Reflections on Subtleties of Color

In the blog series Robert Simon reemphasized the relationship between color and data visualization —color should enhance clarity, aids storytelling, and draws a viewer into your dataset— touched the importance about assigning appropriate color palette based on the data type. He also mentioned the intuitiveness of color as well as the cultural values they embodied, and how can we utilize that to add cues into our visualizations.

The most memorable example to me was the first image of Mars hand-colored by NASA’s Jet Propulsion Laboratory. It’s amazing to see how they translate numeric values to color’s hues and utilize that to visualize something human eyes wouldn’t detect from the number itself. And it turns out that the human generated picture is very close to the computer generated image. Although it wasn’t intentionally, but the brown/red color scheme they picked randomly resonate with Mars actual color.

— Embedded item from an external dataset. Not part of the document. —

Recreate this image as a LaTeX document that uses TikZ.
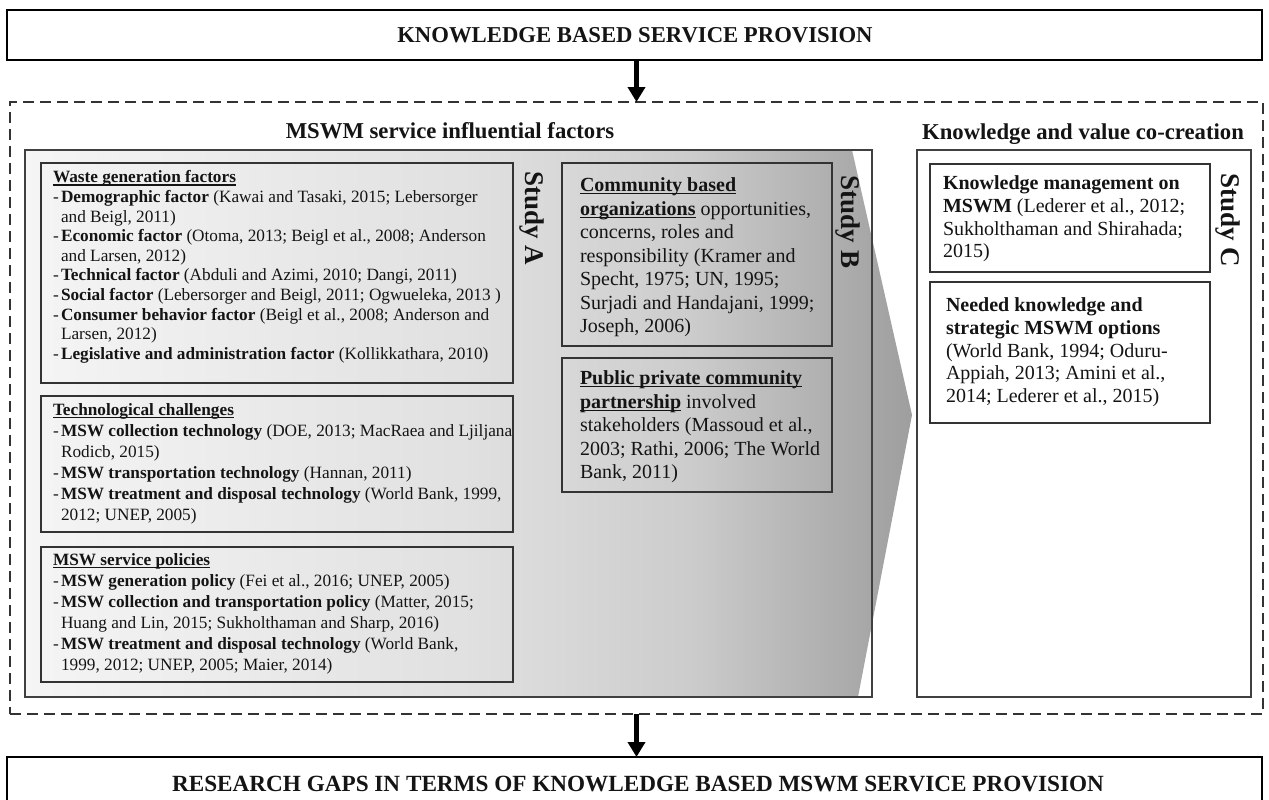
\documentclass[tikz,border=0pt]{standalone}
\usepackage{fontspec}
\setmainfont{Liberation Serif}
\usetikzlibrary{arrows.meta}

% horizontal grey ramp used behind the left panel (light on the left, dark at the arrow tip)
\pgfdeclarehorizontalshading{chevshade}{100bp}{%
  color(0bp)=(black!4); color(25bp)=(black!4); color(50bp)=(black!12);
  color(62.5bp)=(black!20); color(75bp)=(black!38); color(100bp)=(black!38)}

\newcommand\itm{\makebox[8pt][l]{-}}
\newcommand\cnt{\hspace*{8pt}}
% bold heading with a firm underline
\newsavebox\hdbox
\newcommand\hd[1]{\sbox\hdbox{\textbf{#1}}\rlap{\rule[-2.6pt]{\wd\hdbox}{1.1pt}}\usebox\hdbox}

\begin{document}
\begin{tikzpicture}[x=1pt,y=-1pt,
  every node/.style={inner sep=0pt, outer sep=0pt, text=black!92},
  mainbox/.style={draw=black, line width=2pt, anchor=north west},
  dashframe/.style={draw=black!80, line width=2pt, dash pattern=on 11pt off 6pt, anchor=north west},
  panel/.style={draw=black!75, line width=1.5pt, anchor=north west},
  inbox/.style={draw=black!80, line width=1.5pt, anchor=north west},
  ttl/.style={font=\fontsize{22.7}{26}\selectfont\bfseries, anchor=base},
  txtA/.style={font=\fontsize{17.25}{19.6}\selectfont, align=left, anchor=north west},
  txtAA/.style={font=\fontsize{17.25}{20.9}\selectfont, align=left, anchor=north west},
  txtB/.style={font=\fontsize{20}{23.5}\selectfont, align=left, anchor=north west},
  txtC/.style={font=\fontsize{20}{22.7}\selectfont, align=left, anchor=north west},
  study/.style={font=\fontsize{27}{30}\selectfont\bfseries, rotate=-90},
  bigarrow/.style={line width=5pt, draw=black, -{Triangle[width=17pt,length=15pt]}}
]
\useasboundingbox (0,0) rectangle (1269,800);
\fill[white] (0,0) rectangle (1269,800);

% top and bottom banners
\node[mainbox, minimum width=1255pt, minimum height=50pt] (kbsp) at (7,10) {};
\node[ttl] (kbspt) at (635,42.5) {KNOWLEDGE BASED SERVICE PROVISION};

\node[dashframe, minimum width=1253pt, minimum height=612pt] (dfr) at (10,102) {};

\node[mainbox, minimum width=1255pt, minimum height=60pt] (gaps) at (7,757) {};
\node[ttl, font=\fontsize{23.2}{26}\selectfont\bfseries] (gapst) at (638,791.5) {RESEARCH GAPS IN TERMS OF KNOWLEDGE BASED MSWM SERVICE PROVISION};

% arrows between the three stages
\draw[bigarrow] (dfr.north |- kbsp.south) -- (dfr.north);
\draw[bigarrow] (dfr.south) -- (dfr.south |- gaps.north);

% section titles
\node[ttl] (inflt) at (450,138.5) {MSWM service influential factors};
\node[ttl] (kvct) at (1083,139.5) {Knowledge and value co-creation};

% shaded chevron behind the left panel
\shade[shading=chevshade] (25,150) -- (852,150) -- (912,415) -- (858,697) -- (25,697) -- cycle;
\node[panel, minimum width=847pt, minimum height=547pt] (infl) at (25,150) {};
\node[panel, fill=white, minimum width=334pt, minimum height=547pt] (kvc) at (917,150) {};

% study A boxes
\node[inbox, minimum width=472pt, minimum height=220pt] (wgf) at (41,163) {};
\node[txtA] (wgft) at (53,170.8) {%
\hd{Waste generation factors}\\
\itm\textbf{Demographic factor} (Kawai and Tasaki, 2015; Lebersorger\\
\cnt and Beigl, 2011)\\
\itm\textbf{Economic factor} (Otoma, 2013; Beigl et al., 2008; Anderson\\
\cnt and Larsen, 2012)\\
\itm\textbf{Technical factor} (Abduli and Azimi, 2010; Dangi, 2011)\\
\itm\textbf{Social factor} (Lebersorger and Beigl, 2011; Ogwueleka, 2013 )\\
\itm\textbf{Consumer behavior factor} (Beigl et al., 2008; Anderson and\\
\cnt Larsen, 2012)\\
\itm\textbf{Legislative and administration factor} (Kollikkathara, 2010)};

\node[inbox, minimum width=472pt, minimum height=136pt] (tch) at (41,396) {};
\node[txtAA] (tcht) at (53,403.8) {%
\hd{Technological challenges}\\
\itm\textbf{MSW collection technology} (DOE, 2013; MacRaea and Ljiljana\\
\cnt Rodicb, 2015)\\
\itm\textbf{MSW transportation technology} (Hannan, 2011)\\
\itm\textbf{MSW treatment and disposal technology} (World Bank, 1999,\\
\cnt 2012; UNEP, 2005)};

\node[inbox, minimum width=472pt, minimum height=135pt] (pol) at (41,547) {};
\node[txtAA] (polt) at (53,553.8) {%
\hd{MSW service policies}\\
\itm\textbf{MSW generation policy} (Fei et al., 2016; UNEP, 2005)\\
\itm\textbf{MSW collection and transportation policy} (Matter, 2015;\\
\cnt Huang and Lin, 2015; Sukholthaman and Sharp, 2016)\\
\itm\textbf{MSW treatment and disposal technology} (World Bank,\\
\cnt 1999, 2012; UNEP, 2005; Maier, 2014)};

\node[study] (sa) at (532,218) {Study A};

% study B boxes
\node[inbox, minimum width=270pt, minimum height=183pt] (cbo) at (562,163) {};
\node[txtB] (cbot) at (580,177.8) {%
\hd{Community based}\\
\hd{organizations} opportunities,\\
concerns, roles and\\
responsibility (Kramer and\\
Specht, 1975; UN, 1995;\\
Surjadi and Handajani, 1999;\\
Joseph, 2006)};

\node[inbox, minimum width=270pt, minimum height=134pt] (ppp) at (562,358) {};
\node[txtB] (pppt) at (580,370.8) {%
\hd{Public private community}\\
\hd{partnership} involved\\
stakeholders (Massoud et al.,\\
2003; Rathi, 2006; The World\\
Bank, 2011)};

\node[study] (sb) at (848,222) {Study B};

% study C boxes
\node[inbox, minimum width=280pt, minimum height=108pt] (kmm) at (930,164) {};
\node[txtC] (kmmt) at (943,175.8) {%
\textbf{Knowledge management on}\\
\textbf{MSWM} (Lederer et al., 2012;\\
Sukholthaman and Shirahada;\\
2015)};

\node[inbox, minimum width=280pt, minimum height=141pt] (nko) at (930,282) {};
\node[txtC] (nkot) at (946,297.8) {%
\textbf{Needed knowledge and}\\
\textbf{strategic MSWM options}\\
(World Bank, 1994; Oduru-\\
Appiah, 2013; Amini et al.,\\
2014; Lederer et al., 2015)};

\node[study] (sc) at (1228,220) {Study C};
\end{tikzpicture}
\end{document}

Speaking of intuitive palettes, if we look into our daily lives we would find out a pattern there as well. Why the majority of fast food restaurants use red&yellow color for their logo (eg. McDonalds, KFC, Chick-fill-A, In-and-Out you name it…)? Why most of banks use blue as their main tone(eg. Chase, Citibank, Capital One)? According to scientific research, color red revs up people's appetites, it has just become synonymous with fast food over time, perpetuating the idea that red makes you hungry. And we tend to associate confidence and stability with color blue, that’s how banks want us to think that way by looking at their logo as well. However this intuitiveness might vary across different cultures

Another interesting fact that’s been raised in this reading is that we human perceives color differently from computers. Robert pointed out that “We perceive light exponentially as opposed to the linear way of a computer. We are more sensitive to changes at low light levels, and the range of colors perceived by us is uneven.” it's customary to ignore that fact that color defined by computers are different from human definitions, when we are designing visualization we need to consider its ultimate media whether it will be put up on a website or printed out as a tangible piece. Because colors on screen look different from printed material as well.